- United Auto Workers ended their 39-day strike at Mack Trucks on Wednesday, voting to ratify a new contract with the OEM.
- Union workers will get a 36% increase on average over five years, with an immediate wage increase of nearly 15%, Mack spokesperson Kimberly Pupillo told Trucking Dive. The agreement covers about 3,900 workers in Florida, Maryland and Pennsylvania.
- “The new agreement guarantees significant wage growth and delivers excellent benefits for our employees and their families,” Mack President Stephen Roy said in a statement. The employees are slated to return to work Monday.
Nearly half of the total workforce will have an average increase of 55% over five years, with the average immediate wage increase being more than 20%, a spokesperson for Mack said in an email.
The immediate increases for workers already receiving the top rate would put them past already above-market rates, the company said.
The deal came amid the possibility of union workers being replaced by strikebreakers and missing out on a $3,500 ratification bonus, according to UAW correspondence.
“As a Bargaining Committee we met with the Company on Tuesday, November 7, 2023, in Philadelphia to discuss our demands for the Master Contract,” Pennsylvania-based Local 677 said in a letter to union members, adding the company rejected union proposals. “The Company declared that we were at an Impasse (deadlocked), and they then gave their last, best and final offer.”

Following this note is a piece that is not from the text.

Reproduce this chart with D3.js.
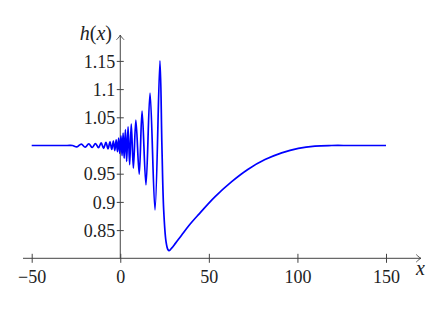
<!DOCTYPE html>
<html>
<head>
<meta charset="utf-8">
<script src="https://cdn.jsdelivr.net/npm/d3@7"></script>
<style>
  body { margin: 0; background: #fff; }
  svg text { font-family: "Liberation Serif", "Times New Roman", serif !important; }
</style>
</head>
<body>
<div class="chart"></div>
<script>
// values (peaks, troughs and the long recovery)
var xs = [-50, -30, -27, -24.5, -22, -19.8, -17.8, -15.8, -14, -12.3, -10.8, -9.4, -8.1, -6.9,
          -5.8, -4.8, -3.9, -3.1, -2.3, -1.6, -0.9, -0.3, 0.4, 1.0, 1.6, 2.2, 2.9, 3.6, 4.4,
          5.3, 6.2, 7.4, 8.8, 10.7, 12.3, 14.5, 16.8, 19.6, 22.4, 23.5, 24.5, 25.8, 26.8,
          27.6, 29, 31, 34.6, 39, 44, 53.4, 62.9, 72.2, 81.7, 91.1, 100.5, 109.9, 119.3, 130, 150];
var hs = [1, 1, 1, 0.9975, 1.0025, 0.997, 1.003, 0.9965, 1.0035, 0.996, 1.0045, 0.995, 1.0055, 0.994,
          1.0065, 0.993, 1.008, 0.991, 1.01, 0.989, 1.013, 0.986, 1.017, 0.982, 1.022, 0.977, 1.028, 0.972, 1.033,
          0.966, 1.038, 0.960, 1.045, 0.949, 1.061, 0.930, 1.093, 0.886, 1.15, 1.0, 0.886, 0.83, 0.816,
          0.8135, 0.818, 0.826, 0.841, 0.859, 0.877, 0.909, 0.936, 0.958, 0.975, 0.987, 0.995, 0.999, 1.0, 1.0, 1.0];

var xTicks = [-50, 0, 50, 100, 150];
var yTicks = [0.85, 0.9, 0.95, 1.05, 1.1, 1.15];

var W = 443, H = 313;
var serif = '"Liberation Serif", "Times New Roman", serif';

var svg = d3.select('.chart')
            .append('svg')
            .attr('width', W)
            .attr('height', H)
            .attr('font-family', serif);

var x = d3.scaleLinear().domain([-50, 150]).range([31.7, 386]);
var y = d3.scaleLinear().domain([0.8, 1.2]).range([258.3, 32.7]);

var axisColor = '#444';

// latex style arrow head
svg.append('defs').append('marker')
   .attr('id', 'arr')
   .attr('viewBox', '-6 -5 8 10')
   .attr('refX', 0).attr('refY', 0)
   .attr('markerWidth', 8).attr('markerHeight', 10)
   .attr('markerUnits', 'userSpaceOnUse')
   .attr('orient', 'auto')
   .append('path')
   .attr('d', 'M-4.5,-3.5 C-2.5,-1.5 -1,-0.4 0,0 C-1,0.4 -2.5,1.5 -4.5,3.5')
   .attr('fill', 'none')
   .attr('stroke', axisColor)
   .attr('stroke-width', 0.9)
   .attr('stroke-linecap', 'round');

var x0 = x(0), yAxisY = y(0.8);

// x axis
var xAxis = svg.append('g')
   .attr('transform', 'translate(0,' + yAxisY + ')')
   .call(d3.axisBottom(x).tickValues(xTicks).tickSize(0).tickFormat(function(d) { return d < 0 ? '\u2212' + Math.abs(d) : d; }));
xAxis.attr('font-family', serif);
xAxis.select('.domain').remove();
xAxis.selectAll('.tick line').attr('y1', -4.5).attr('y2', 4.5).attr('stroke', axisColor);
xAxis.selectAll('.tick text')
     .attr('y', 25).attr('dy', 0)
     .attr('font-size', 18).attr('fill', '#222');

svg.append('line')
   .attr('x1', 23).attr('x2', 421)
   .attr('y1', yAxisY).attr('y2', yAxisY)
   .attr('stroke', axisColor).attr('stroke-width', 1)
   .attr('marker-end', 'url(#arr)');

// y axis
var yAxis = svg.append('g')
   .attr('transform', 'translate(' + x0 + ',0)')
   .call(d3.axisLeft(y).tickValues(yTicks).tickSize(0).tickFormat(function(d) { return String(+d.toFixed(2)); }));
yAxis.attr('font-family', serif);
yAxis.select('.domain').remove();
yAxis.selectAll('.tick line').attr('x1', -3.5).attr('x2', 3.5).attr('stroke', axisColor);
yAxis.selectAll('.tick text')
     .attr('x', -5).attr('dy', '0.34em')
     .attr('font-size', 18).attr('fill', '#222');

svg.append('line')
   .attr('x1', x0).attr('x2', x0)
   .attr('y1', yAxisY).attr('y2', 35)
   .attr('stroke', axisColor).attr('stroke-width', 1)
   .attr('marker-end', 'url(#arr)');

// axis labels
svg.append('text')
   .attr('x', 112).attr('y', 40)
   .attr('text-anchor', 'end')
   .attr('font-size', 20).attr('fill', '#222')
   .html('<tspan font-style="italic">h</tspan>(<tspan font-style="italic">x</tspan>)');

svg.append('text')
   .attr('x', 416).attr('y', 275)
   .attr('font-size', 20).attr('font-style', 'italic').attr('fill', '#222')
   .text('x');

// the curve
var pts = xs.map(function(v, i) { return [v, hs[i]]; });
var line = d3.line()
             .x(function(d) { return x(d[0]); })
             .y(function(d) { return y(d[1]); })
             .curve(d3.curveCatmullRom.alpha(0.5));

svg.append('path')
   .datum(pts)
   .attr('d', line)
   .attr('fill', 'none')
   .attr('stroke', '#0000ff')
   .attr('stroke-width', 1.7)
   .attr('stroke-linejoin', 'round');
</script>
</body>
</html>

UAW officials didn’t immediately respond to requests for comment.
Mack and the UAW previously reached a tentative deal that would have had a 10% general wage increase in the first year, 20% compounded increase over five years and $3,500 bonus, according to the company. The tentative agreement came Oct. 1 before a previous contract expired, but workers rejected the proposal and went on strike Oct. 9, pressing for improvements to the contract.
The company provided public updates on the negotiations through a website during the process and repeatedly referred to UAW’s demands as unrealistic.
“We’ve already shown that we’re prepared to provide our employees with significantly improved wages,” Roy said. “But we are not prepared to jeopardize the company.”
Editor’s note: This story has been updated to include contract details provided by Mack Trucks.